- Directed by: Dean Murphy
- Written by: Dean Murphy
- Produced by: Scott Andrews & Dean Murphy
- Starring: Scott Andrews Angus Benfield Fiona MacGregor Wendy Holics Paul Robertson
- Cinematography: Tim Smart
- Edited by: John Leonard & Barry Minster
- Music by: Frank Strangio
- Release date: 17 July 1993;
- Running time: 99 minutes
- Country: Australia
- Language: English
- Budget: $1.2 million
- Box office: A$39,285 (Australia)

= Lex and Rory =

1994 Australian film

Lex and Rory is a 1993 Australian film about four teenagers living in Albury-Wodonga, two of which strike up a connection by phone. It was directed by Dean Murphy and produced by Murphy and Scott Andrews.

==Plot==
Two teenagers, Lex and Rory, are close friends who live in a garage and are trying to work out how to talk to girls. Meanwhile, Dai and Nikki wish that boys would approach them. Lex courts Dai by phone using a pseudonym, while Rory supports his attempts to seduce her behind the scenes. Dai also struggles with a father who will not let her follow her dreams.

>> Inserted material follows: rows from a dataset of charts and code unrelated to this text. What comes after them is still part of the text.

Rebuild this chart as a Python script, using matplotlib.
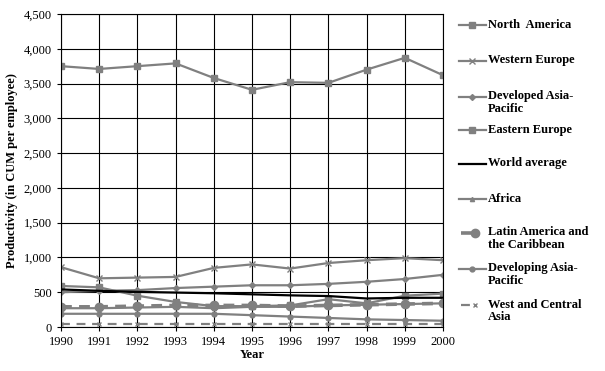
import matplotlib.pyplot as plt
from matplotlib.lines import Line2D
from matplotlib.ticker import FuncFormatter

years = list(range(1990, 2001))

north_america = [3750, 3710, 3750, 3790, 3580, 3410, 3520, 3510, 3700, 3870, 3620]
western_europe = [860, 700, 710, 720, 850, 900, 840, 920, 960, 990, 960]
developed_ap = [500, 520, 530, 560, 580, 600, 600, 620, 650, 690, 750]
eastern_europe = [590, 570, 450, 360, 300, 300, 310, 400, 340, 450, 480]
world_average = [540, 520, 505, 495, 485, 470, 455, 445, 410, 420, 420]
africa = [270, 270, 280, 290, 270, 290, 290, 310, 320, 330, 340]
latin_america = [290, 290, 300, 310, 310, 310, 300, 310, 320, 330, 340]
developing_ap = [190, 190, 190, 190, 190, 170, 150, 130, 110, 100, 90]
west_central_asia = [45, 45, 45, 45, 45, 45, 45, 45, 45, 45, 45]

labels = ['North  America', 'Western Europe', 'Developed Asia-\nPacific',
          'Eastern Europe', 'World average', 'Africa',
          'Latin America and\nthe Caribbean', 'Developing Asia-\nPacific',
          'West and Central\nAsia']

gray = '#808080'
# (values, color, linestyle, linewidth, marker, markersize)
series = [
    (north_america, gray, '-', 1.6, 's', 5),
    (western_europe, gray, '-', 1.6, 'x', 4),
    (developed_ap, gray, '-', 1.6, 'D', 3),
    (eastern_europe, gray, '-', 1.6, 's', 5),
    (world_average, 'black', '-', 1.6, None, 0),
    (africa, gray, '-', 1.6, '^', 3),
    (latin_america, gray, (0, (3, 2)), 2.6, 'o', 6),
    (developing_ap, gray, '-', 1.6, 'o', 3.5),
    (west_central_asia, gray, (0, (4, 3)), 1.6, 'x', 3),
]

plt.rcParams['font.family'] = ['Liberation Serif', 'DejaVu Serif']

fig = plt.figure(figsize=(6.05, 3.71), dpi=100)
ax = fig.add_axes([61/605, 44/371, 382/605, 313/371])

for vals, col, ls, lw, mk, ms in series:
    ax.plot(years, vals, color=col, linestyle=ls, linewidth=lw,
            marker=mk, markersize=ms, markeredgecolor=col, markerfacecolor=col)

ax.set_xlim(1990, 2000)
ax.set_ylim(0, 4500)
ax.set_xticks(years)
ax.set_yticks(range(0, 4501, 500))
ax.yaxis.set_major_formatter(FuncFormatter(lambda v, p: f'{int(v):,}'))
ax.grid(True, color='black', linewidth=0.8)
ax.set_axisbelow(True)
for s in ax.spines.values():
    s.set_color('black')
    s.set_linewidth(0.8)
ax.tick_params(direction='out', length=3, labelsize=9, color='black')
ax.set_xlabel('Year', fontsize=9, fontweight='bold', labelpad=1)
ax.set_ylabel('Productivity (in CUM per employee)', fontsize=9, fontweight='bold', labelpad=4)

# legend drawn by hand to follow the original even spacing
legend_y = [25, 61, 97, 130, 164, 199, 233, 269, 305]
for i, ((vals, col, ls, lw, mk, ms), lab, yp) in enumerate(zip(series, labels, legend_y)):
    yf = 1 - yp / 371
    if i in (6, 8):
        xs = [461/605, 475/605]
        every = [1]
    else:
        xs = [459/605, 472/605, 486/605]
        every = [1]
    fig.add_artist(Line2D(xs, [yf] * len(xs),
                          color=col, linestyle=ls, linewidth=lw,
                          marker=mk, markersize=ms, markevery=every,
                          markeredgecolor=col, markerfacecolor=col))
    fig.text(488/605, yf + 6.5/371, lab, fontsize=9, fontweight='bold',
             va='top', ha='left', linespacing=1.05)

fig.savefig('out.png', dpi=100)
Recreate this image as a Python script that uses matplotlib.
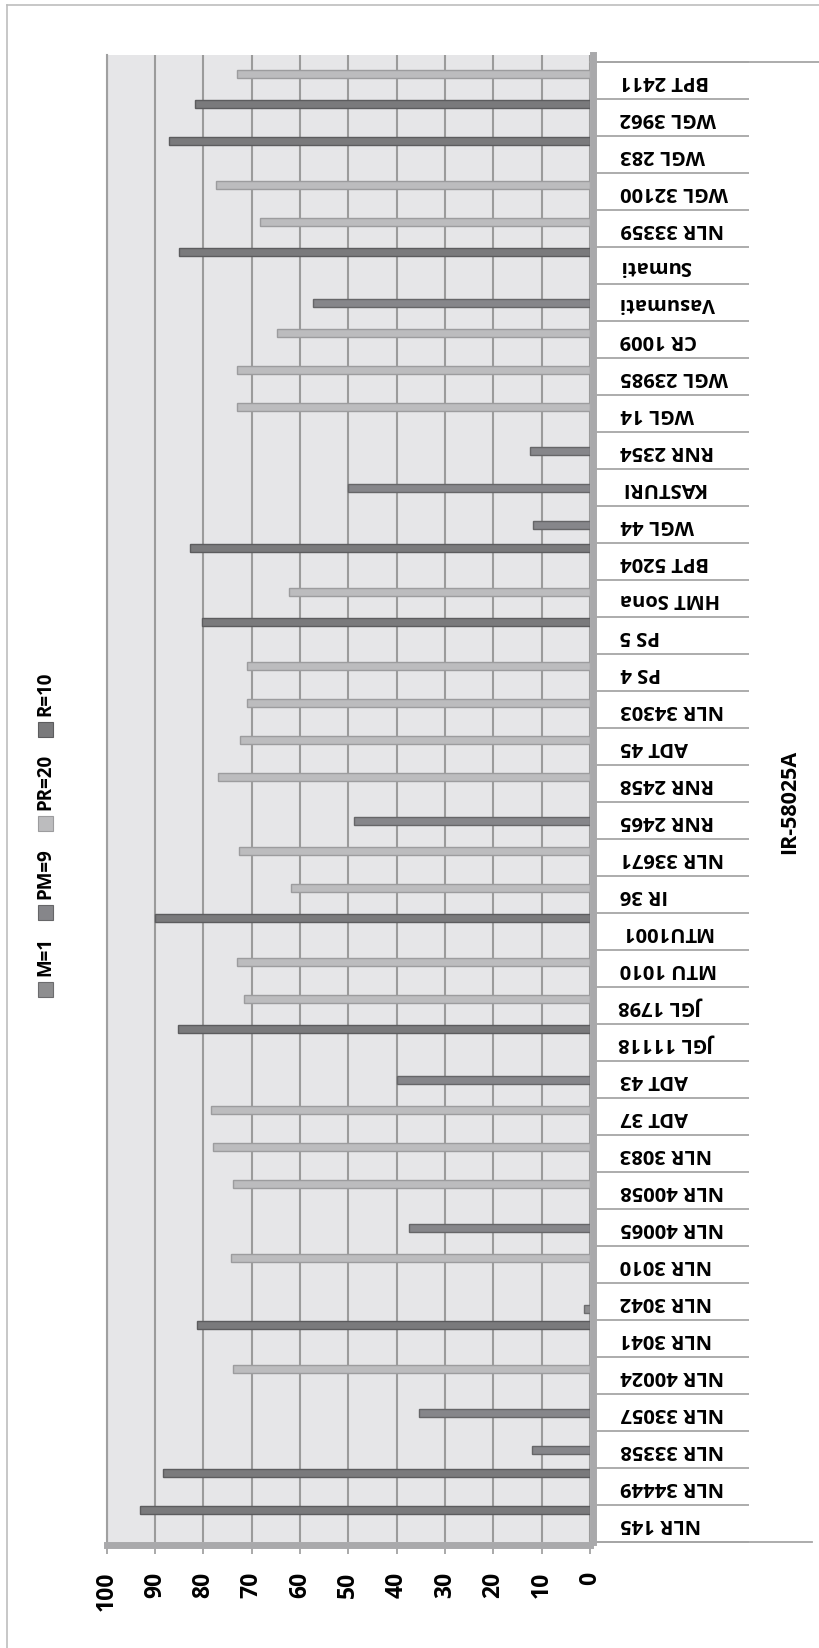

==Production and release==
The script was written while Murphy worked on a farm in Kiewa and Andrews worked in his father's Albury office furniture shop as an auctioneer. The story was partly based on their own life experiences, and both would "walk the streets at midnight, discussing ideas." Lex and Rory was conceived as a low-budget project that would cost around $10,000 to make, but ended up costing $1.2 million. Funding mostly came from friends, family members and local residents as well as product placement deals with Schweppes, Telecom and Porsche. The film was shot on location in Albury-Wodonga with the cooperation of the Royal Australian Army, who provided many of the sets in an area that was apparently "littered with unexploded bombs." Cast and crew were told, "If you go out there and get a leg blown off, you're on your own." The set for Lex and Rory's residence, "The Garage", was located in a "cold concrete block house" in the ammunition wing of the Ordnance Corps. The film premiered in Albury on 17 July 1993. It was released theatrically in Melbourne and Sydney, and later on VHS. Murphy and Andrews later traveled to the United States for screenings in Hollywood but seemingly a release there did not eventuate.

==Critical reception==
Adrian Martin called Lex and Rory "puzzlingly unreal" in its combination of both melodramatic and teen comedy elements, comparing it to both Twin Peaks and the work of Savage Steve Holland. Robert Macklin in The Canberra Times felt that the film was "a metaphor for (Murphy and Andrews') own breakthrough" in making the film itself", adding: "It reminded me of the explorers and the bush pioneers, and Australia's young aviators of the 20s and 30s, and the spirit of Tobruk, and Betty Cuthbert and Raelene Boyle, and every young Australian writer or thinker who dares take on the establishment... While that spirit lives, we are all enriched and empowered."